What Makes a Website Convert: Design Principles That Drive Results

November 5, 2025 · 2 min read

What Makes a Website Convert: Design Principles That Drive Results

Design Serves a Purpose

Every design decision should answer one question: does this help the visitor take the action we want them to take? If the answer is “it looks cool” but not “it drives conversions,” it’s the wrong decision.

Clarity Beats Cleverness

The #1 conversion killer is confusion. If a visitor can’t understand what you do and how to take the next step within 5 seconds of landing on your site, you’ve lost them. This means:

  • Clear headlines that state exactly what you offer
  • Visible CTAs that tell visitors exactly what to do next
  • Simple navigation that gets people where they need to go
  • No jargon unless your audience expects it

Visual Hierarchy Guides the Eye

Good design creates a clear path for the eye to follow. The most important element (usually your headline or CTA) should be the most visually prominent. Use size, color, contrast, and spacing to create hierarchy:

  1. Primary action (CTA button) — highest contrast, largest target
  2. Supporting headline — clear value proposition
  3. Social proof — testimonials, logos, metrics
  4. Secondary content — features, details, FAQs

Speed Is a Design Decision

A page that loads in 1 second converts 3x better than one that loads in 5 seconds. Performance isn’t just a developer concern — it’s a design constraint. Every large image, custom font, and animation has a cost. The best designs achieve their visual goals while staying fast.

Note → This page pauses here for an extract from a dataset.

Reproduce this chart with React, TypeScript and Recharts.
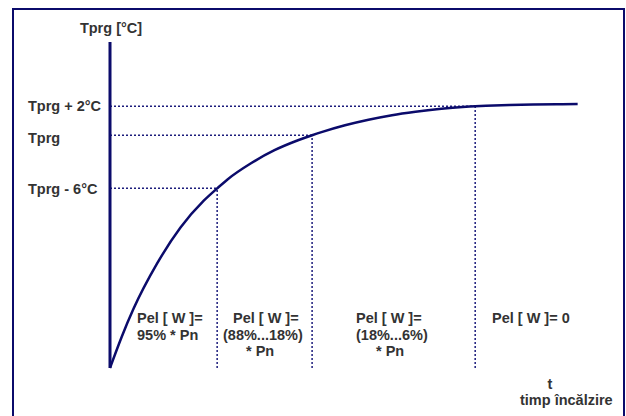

Trust Signals Are Non-Negotiable

Visitors make trust judgments within milliseconds. Effective trust signals include:

  • Client logos (especially recognizable brands)
  • Testimonials with real names and photos
  • Specific metrics (“350+ websites managed” vs “many clients”)
  • Professional photography over stock images
  • Clear contact information and physical address

Mobile Isn’t Secondary

60%+ of web traffic is mobile. A responsive design isn’t enough — the mobile experience should be designed intentionally, not just reflowed from desktop. Touch targets need to be large enough, forms need to be simple, and the path to conversion needs to be even clearer on a small screen.

The Data-Driven Approach

Good design isn’t guesswork. We use heatmaps, scroll depth analytics, and A/B testing to validate design decisions. What looks right to a designer isn’t always what performs best for users. Let the data guide the iteration.